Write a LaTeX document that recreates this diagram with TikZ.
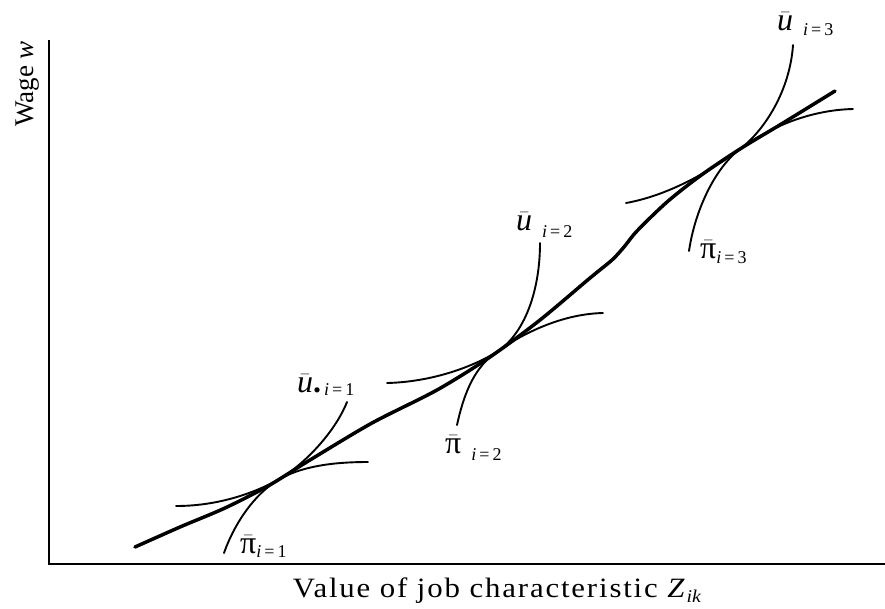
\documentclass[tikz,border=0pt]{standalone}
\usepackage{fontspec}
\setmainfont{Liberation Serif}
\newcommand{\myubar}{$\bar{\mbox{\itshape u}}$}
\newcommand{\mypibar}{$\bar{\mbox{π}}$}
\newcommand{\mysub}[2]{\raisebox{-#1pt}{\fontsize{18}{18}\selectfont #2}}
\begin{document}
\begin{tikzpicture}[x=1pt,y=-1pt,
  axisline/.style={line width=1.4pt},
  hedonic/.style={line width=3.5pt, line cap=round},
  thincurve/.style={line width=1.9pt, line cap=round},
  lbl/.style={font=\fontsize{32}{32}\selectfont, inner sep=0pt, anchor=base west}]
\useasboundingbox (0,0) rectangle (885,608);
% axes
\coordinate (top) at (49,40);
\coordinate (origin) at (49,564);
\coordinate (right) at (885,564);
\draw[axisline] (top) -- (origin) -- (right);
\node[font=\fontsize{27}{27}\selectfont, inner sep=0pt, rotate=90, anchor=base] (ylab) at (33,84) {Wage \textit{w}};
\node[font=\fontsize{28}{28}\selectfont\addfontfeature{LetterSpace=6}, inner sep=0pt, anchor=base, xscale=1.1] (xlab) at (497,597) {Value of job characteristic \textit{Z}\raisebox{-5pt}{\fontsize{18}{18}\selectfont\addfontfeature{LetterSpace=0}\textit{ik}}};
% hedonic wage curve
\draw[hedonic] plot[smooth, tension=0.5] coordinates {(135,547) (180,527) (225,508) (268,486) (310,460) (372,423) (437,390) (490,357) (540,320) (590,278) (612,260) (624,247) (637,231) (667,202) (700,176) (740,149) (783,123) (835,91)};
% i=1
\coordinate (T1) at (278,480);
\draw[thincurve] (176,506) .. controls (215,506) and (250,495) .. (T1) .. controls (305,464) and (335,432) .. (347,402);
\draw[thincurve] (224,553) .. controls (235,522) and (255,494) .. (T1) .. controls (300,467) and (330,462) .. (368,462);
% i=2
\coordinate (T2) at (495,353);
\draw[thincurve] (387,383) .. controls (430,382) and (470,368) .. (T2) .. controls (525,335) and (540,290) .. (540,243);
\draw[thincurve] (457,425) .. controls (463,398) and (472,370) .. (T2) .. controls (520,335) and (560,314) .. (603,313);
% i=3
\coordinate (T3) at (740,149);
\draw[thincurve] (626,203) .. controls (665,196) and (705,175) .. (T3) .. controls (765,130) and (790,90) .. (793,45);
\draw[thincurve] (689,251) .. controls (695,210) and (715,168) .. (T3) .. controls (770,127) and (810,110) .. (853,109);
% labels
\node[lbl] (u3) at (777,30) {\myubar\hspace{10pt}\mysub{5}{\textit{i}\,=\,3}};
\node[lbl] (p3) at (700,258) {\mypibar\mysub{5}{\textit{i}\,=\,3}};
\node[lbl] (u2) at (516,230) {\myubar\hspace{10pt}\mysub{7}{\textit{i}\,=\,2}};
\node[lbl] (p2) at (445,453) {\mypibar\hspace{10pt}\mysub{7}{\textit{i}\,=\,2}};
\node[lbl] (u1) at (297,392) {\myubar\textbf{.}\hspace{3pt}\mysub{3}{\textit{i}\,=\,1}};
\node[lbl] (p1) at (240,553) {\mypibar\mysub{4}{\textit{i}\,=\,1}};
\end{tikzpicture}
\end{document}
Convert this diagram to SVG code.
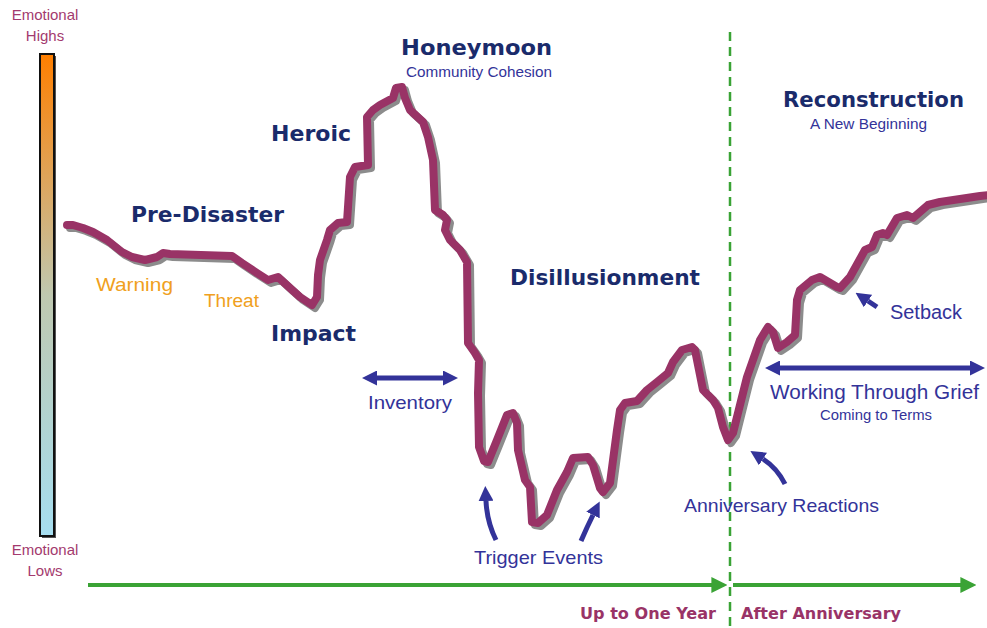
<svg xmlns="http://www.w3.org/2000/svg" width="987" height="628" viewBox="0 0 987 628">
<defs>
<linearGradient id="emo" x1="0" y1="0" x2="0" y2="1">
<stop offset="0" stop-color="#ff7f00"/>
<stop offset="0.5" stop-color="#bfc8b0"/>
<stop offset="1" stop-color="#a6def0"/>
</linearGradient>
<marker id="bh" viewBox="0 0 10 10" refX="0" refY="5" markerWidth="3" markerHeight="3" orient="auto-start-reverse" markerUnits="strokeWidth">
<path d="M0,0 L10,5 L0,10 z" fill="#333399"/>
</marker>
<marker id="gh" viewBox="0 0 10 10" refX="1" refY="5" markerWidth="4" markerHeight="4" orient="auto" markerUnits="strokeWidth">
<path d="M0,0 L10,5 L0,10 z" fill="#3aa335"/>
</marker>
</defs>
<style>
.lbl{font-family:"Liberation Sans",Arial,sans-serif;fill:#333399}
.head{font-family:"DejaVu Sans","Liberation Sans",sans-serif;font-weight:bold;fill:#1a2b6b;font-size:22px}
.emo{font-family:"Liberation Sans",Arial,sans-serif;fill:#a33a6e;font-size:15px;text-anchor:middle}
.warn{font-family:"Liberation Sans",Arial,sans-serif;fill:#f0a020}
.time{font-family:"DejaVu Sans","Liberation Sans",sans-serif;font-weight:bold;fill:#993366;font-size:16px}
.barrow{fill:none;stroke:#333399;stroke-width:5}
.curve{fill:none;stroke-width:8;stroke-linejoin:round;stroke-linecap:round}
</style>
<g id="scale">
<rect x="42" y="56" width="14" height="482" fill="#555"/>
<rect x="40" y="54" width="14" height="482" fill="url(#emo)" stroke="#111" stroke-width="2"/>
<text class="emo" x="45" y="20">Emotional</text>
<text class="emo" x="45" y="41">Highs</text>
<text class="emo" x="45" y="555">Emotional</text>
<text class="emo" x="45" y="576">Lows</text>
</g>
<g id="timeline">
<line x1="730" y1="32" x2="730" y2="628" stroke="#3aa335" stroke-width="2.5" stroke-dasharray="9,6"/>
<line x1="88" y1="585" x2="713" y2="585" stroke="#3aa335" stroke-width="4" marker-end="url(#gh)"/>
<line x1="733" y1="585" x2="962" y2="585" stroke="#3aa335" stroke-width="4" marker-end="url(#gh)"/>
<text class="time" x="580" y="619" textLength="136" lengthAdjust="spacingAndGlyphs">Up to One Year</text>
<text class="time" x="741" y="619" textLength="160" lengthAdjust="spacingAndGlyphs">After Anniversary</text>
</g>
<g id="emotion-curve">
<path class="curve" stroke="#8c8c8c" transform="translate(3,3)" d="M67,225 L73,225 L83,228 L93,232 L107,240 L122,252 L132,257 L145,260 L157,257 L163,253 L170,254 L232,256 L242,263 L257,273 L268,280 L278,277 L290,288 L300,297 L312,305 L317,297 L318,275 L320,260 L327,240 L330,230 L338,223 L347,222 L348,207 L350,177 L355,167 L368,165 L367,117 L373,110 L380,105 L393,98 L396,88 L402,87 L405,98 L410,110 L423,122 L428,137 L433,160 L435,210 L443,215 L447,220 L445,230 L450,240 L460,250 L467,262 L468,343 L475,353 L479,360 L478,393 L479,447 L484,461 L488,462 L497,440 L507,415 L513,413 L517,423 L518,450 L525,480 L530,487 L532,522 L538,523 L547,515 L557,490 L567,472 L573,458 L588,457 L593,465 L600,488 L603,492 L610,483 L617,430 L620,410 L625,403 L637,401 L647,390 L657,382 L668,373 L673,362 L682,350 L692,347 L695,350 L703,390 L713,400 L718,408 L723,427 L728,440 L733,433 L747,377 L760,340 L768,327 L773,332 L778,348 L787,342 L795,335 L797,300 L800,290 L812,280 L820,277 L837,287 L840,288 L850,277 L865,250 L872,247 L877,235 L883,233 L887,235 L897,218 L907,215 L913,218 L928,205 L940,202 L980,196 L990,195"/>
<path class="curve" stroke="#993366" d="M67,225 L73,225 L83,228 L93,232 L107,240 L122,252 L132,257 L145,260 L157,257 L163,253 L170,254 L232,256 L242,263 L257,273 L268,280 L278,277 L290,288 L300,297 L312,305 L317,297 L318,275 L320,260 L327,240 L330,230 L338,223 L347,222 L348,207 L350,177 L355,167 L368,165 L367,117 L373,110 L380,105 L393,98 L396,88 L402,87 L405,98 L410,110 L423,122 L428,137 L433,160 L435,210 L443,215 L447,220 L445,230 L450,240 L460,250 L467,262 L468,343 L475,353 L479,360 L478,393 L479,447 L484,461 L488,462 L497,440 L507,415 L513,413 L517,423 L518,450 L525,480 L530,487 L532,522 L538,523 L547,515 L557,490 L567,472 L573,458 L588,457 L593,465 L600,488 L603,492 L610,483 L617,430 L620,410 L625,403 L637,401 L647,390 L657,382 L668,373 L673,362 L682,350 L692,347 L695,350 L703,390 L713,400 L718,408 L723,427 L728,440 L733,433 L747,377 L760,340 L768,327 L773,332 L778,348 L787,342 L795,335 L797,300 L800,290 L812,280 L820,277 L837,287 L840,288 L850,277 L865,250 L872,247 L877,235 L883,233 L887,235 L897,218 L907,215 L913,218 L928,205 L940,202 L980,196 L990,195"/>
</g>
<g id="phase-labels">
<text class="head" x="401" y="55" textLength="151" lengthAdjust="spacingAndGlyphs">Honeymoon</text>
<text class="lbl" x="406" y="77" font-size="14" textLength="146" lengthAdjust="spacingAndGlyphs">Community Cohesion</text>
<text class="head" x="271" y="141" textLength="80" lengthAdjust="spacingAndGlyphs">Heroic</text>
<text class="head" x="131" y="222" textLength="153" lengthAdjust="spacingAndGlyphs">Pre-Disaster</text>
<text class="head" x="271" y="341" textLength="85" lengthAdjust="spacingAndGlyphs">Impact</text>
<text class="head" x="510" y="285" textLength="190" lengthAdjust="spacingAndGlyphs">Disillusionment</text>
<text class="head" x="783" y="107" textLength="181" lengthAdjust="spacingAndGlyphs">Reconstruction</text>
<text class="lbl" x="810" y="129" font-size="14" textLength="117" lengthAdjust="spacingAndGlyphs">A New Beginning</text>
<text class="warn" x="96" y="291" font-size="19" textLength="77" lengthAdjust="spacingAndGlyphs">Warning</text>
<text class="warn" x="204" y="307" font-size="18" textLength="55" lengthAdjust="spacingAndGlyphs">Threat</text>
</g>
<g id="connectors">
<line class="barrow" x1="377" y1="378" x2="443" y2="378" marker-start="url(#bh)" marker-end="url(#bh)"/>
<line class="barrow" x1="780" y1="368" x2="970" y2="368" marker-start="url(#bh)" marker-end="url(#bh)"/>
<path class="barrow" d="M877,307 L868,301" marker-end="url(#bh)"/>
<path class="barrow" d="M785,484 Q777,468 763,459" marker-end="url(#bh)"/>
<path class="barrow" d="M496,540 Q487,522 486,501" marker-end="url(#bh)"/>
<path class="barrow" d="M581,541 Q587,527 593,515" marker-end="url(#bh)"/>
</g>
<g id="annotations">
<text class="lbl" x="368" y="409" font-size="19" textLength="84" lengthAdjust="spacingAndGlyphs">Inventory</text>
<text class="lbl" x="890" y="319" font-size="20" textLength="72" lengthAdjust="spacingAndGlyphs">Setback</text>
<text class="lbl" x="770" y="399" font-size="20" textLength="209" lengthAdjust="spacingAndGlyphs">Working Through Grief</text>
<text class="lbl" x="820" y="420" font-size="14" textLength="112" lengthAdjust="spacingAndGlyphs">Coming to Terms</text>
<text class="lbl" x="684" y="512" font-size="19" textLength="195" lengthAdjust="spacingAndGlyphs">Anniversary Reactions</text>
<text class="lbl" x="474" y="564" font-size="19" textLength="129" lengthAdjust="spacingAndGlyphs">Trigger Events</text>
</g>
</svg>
● ● ● ● ● ● ●
The task: Report how many lines of the entries hold the string "this". Provide the number alone.

Task solution: 2